Cerebras is also counterpositioning relative to Nvidia by only targeting high-end customers. WSEs are incredibly powerful, but they’re also incredibly expensive. A small research lab which owns a handful of Nvidia 4090s to train models locally is never going to consider spending $2M or more on a single Cerebras system. If Nvidia tried to replace their GPU lineup with WSE-like systems, they would lose a large number of existing, loyal customers. But, just like Groq, Cerebras can focus on a smaller customer group--in this case, high-end customers. And just like Groq, Cerebras is betting that this customer group is going to be the most important in the long term.
If you come at the king…
Ultimately, Nvidia has shown that they’re not scared of doubling down on building chips optimized for AI. If startups want to compete with Nvidia, they need to focus on technologies or customer segments that Nvidia can’t or won’t focus on. For some startups, like Lightmatter, new technologies make it hard for Nvidia to follow in their footsteps. For others, like Groq, focusing on a smaller but growing customer base enables them to specialize in ways that a large public company like Nvidia can’t. And some companies like Cerebras are leveraging both strategies at once.

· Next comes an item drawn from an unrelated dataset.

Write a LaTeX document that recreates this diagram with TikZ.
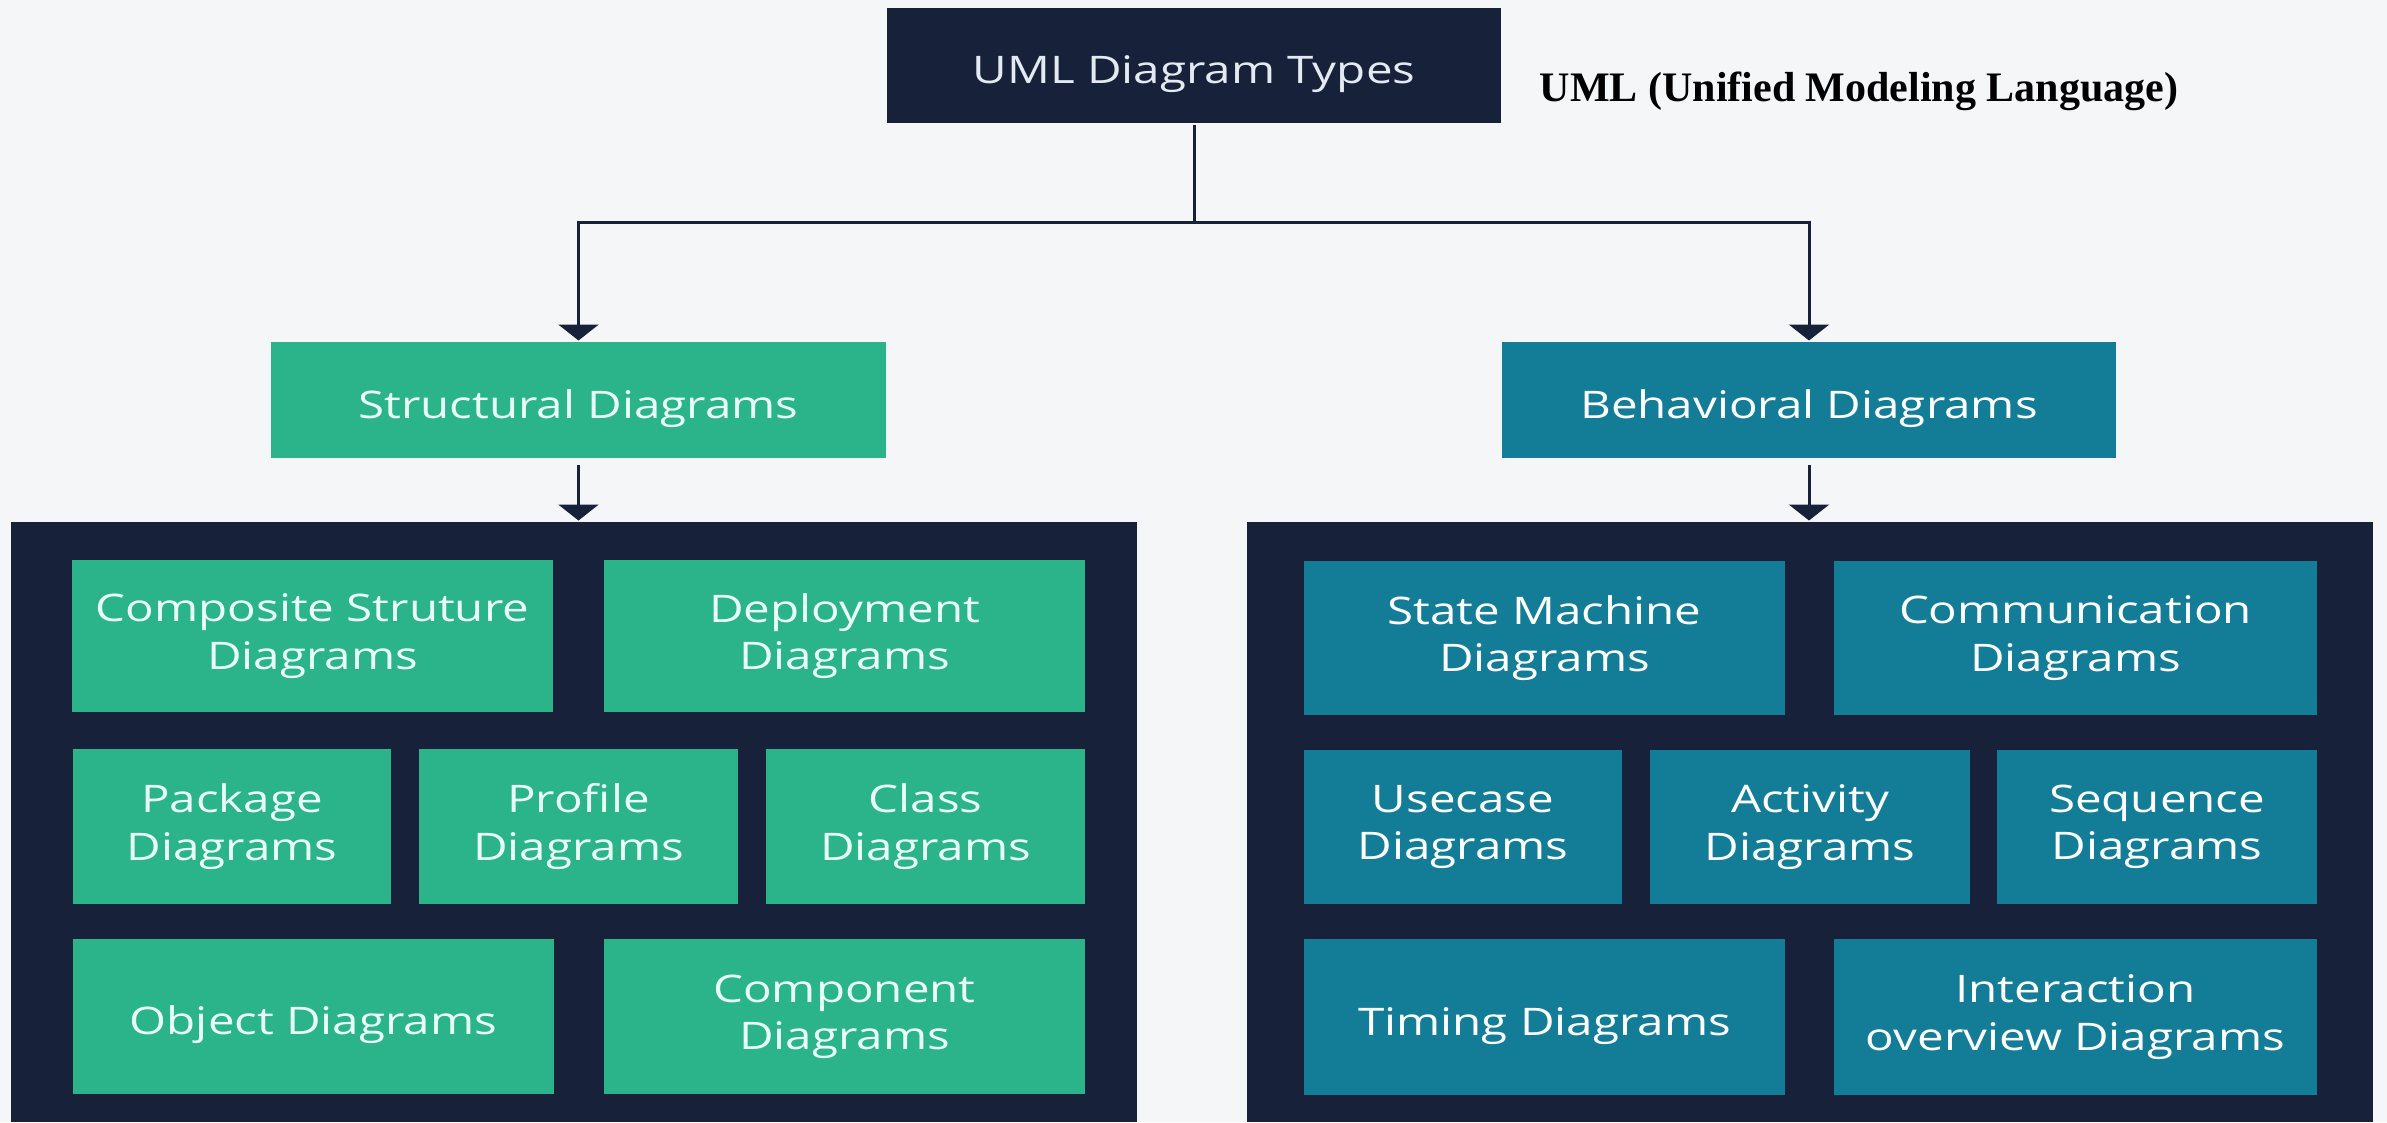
\documentclass[tikz,border=0pt]{standalone}
\usepackage{fontspec}
\setmainfont{Open Sans}[FakeStretch=1.25]
\newfontfamily\titlefont{Liberation Serif}
\usetikzlibrary{arrows.meta}

\definecolor{umlnavy}{RGB}{23,34,58}
\definecolor{umlgreen}{RGB}{43,179,138}
\definecolor{umlteal}{RGB}{19,124,150}
\definecolor{umlbg}{RGB}{244,246,248}
\definecolor{minttext}{RGB}{232,255,246}
\definecolor{paletext}{RGB}{228,234,242}

\newcommand\boxstrut{\rule{0pt}{34pt}}

\tikzset{every picture/.style={line width=2.25pt}}
\tikzset{
	box/.style 2 args={rectangle, inner sep=0pt, minimum width=#1*0.75pt, minimum height=#2*0.75pt, align=center, font=\fontsize{28.5}{35.5}\selectfont, execute at begin node=\boxstrut},
	greenbox/.style={fill=umlgreen, text=minttext},
	tealbox/.style={fill=umlteal, text=white},
	navybox/.style={fill=umlnavy, text=paletext},
	link/.style={draw=umlnavy, -{Triangle[width=30pt,length=12pt]}},
}

\begin{document}
\begin{tikzpicture}[x=0.75pt,y=0.75pt,yscale=-1,xscale=1]
	%Background
	\fill[umlbg] (0,0) rectangle (2387,1122);
	\useasboundingbox (0,0) rectangle (2387,1122);

	%Shape: Rectangle [top]
	\node[box={614}{115}, navybox] (uml) at (1194,65.5) {UML Diagram Types};
	% Text Node
	\node[anchor=base west, font=\titlefont\bfseries\fontsize{31.5}{36}\selectfont, text=black] (umltitle) at (1534,101) {UML (Unified Modeling Language)};

	%Shape: Rectangle [second row]
	\node[box={615}{116}, greenbox] (struct) at (578.5,400) {Structural Diagrams};
	\node[box={614}{116}, tealbox] (behav) at (1809,400) {Behavioral Diagrams};

	%Shape: Rectangle [panels]
	\node[box={1126}{600}, fill=umlnavy] (spanel) at (574,822) {};
	\node[box={1126}{600}, fill=umlnavy] (bpanel) at (1810,822) {};

	%Structural boxes
	\node[box={481}{152}, greenbox] (composite) at (312.5,636) {Composite Struture\\Diagrams};
	\node[box={481}{152}, greenbox] (deploy) at (844.5,636) {Deployment\\Diagrams};
	\node[box={318}{155}, greenbox] (package) at (232,826.5) {Package\\Diagrams};
	\node[box={319}{155}, greenbox] (profile) at (578.5,826.5) {Profile\\Diagrams};
	\node[box={319}{155}, greenbox] (class) at (925.5,826.5) {Class\\Diagrams};
	\node[box={481}{155}, greenbox] (object) at (313.5,1016.5) {Object Diagrams};
	\node[box={481}{155}, greenbox] (component) at (844.5,1016.5) {Component\\Diagrams};

	%Behavioral boxes
	\node[box={481}{154}, tealbox] (statemach) at (1544.5,638) {State Machine\\Diagrams};
	\node[box={483}{154}, tealbox] (commun) at (2075.5,638) {Communication\\Diagrams};
	\node[box={318}{154}, tealbox] (usecase) at (1463,827) {Usecase\\Diagrams};
	\node[box={320}{154}, tealbox] (activity) at (1810,827) {Activity\\Diagrams};
	\node[box={320}{154}, tealbox] (sequence) at (2157,827) {Sequence\\Diagrams};
	\node[box={481}{156}, tealbox] (timing) at (1544.5,1017) {Timing Diagrams};
	\node[box={483}{156}, tealbox] (interact) at (2075.5,1017) {Interaction\\overview Diagrams};

	%Straight Lines
	\coordinate (split) at (1194,222);
	\draw[draw=umlnavy] (uml.south) -- (split);
	\draw[link] (split) -| (struct.north);
	\draw[link] (split) -| (behav.north);
	\draw[link, shorten <=3.75pt] (struct.south) -- (struct.south |- spanel.north);
	\draw[link, shorten <=3.75pt] (behav.south) -- (behav.south |- bpanel.north);

\end{tikzpicture}
\end{document}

Admittedly, these counterpositioning strategies bring additional risk to the startups executing on them. New technologies can fail; specific customer bases may not pan out. However, these risks come with large potential rewards. If new technologies do work out, and new customer bases continue growing, these startups could have a significant leg up on Nvidia. At the same time, startups like Etched that are trying to take on Nvidia head-to-head have a much bigger risk: that Nvidia beats them on performance. And as Graphcore has shown, this is a big risk.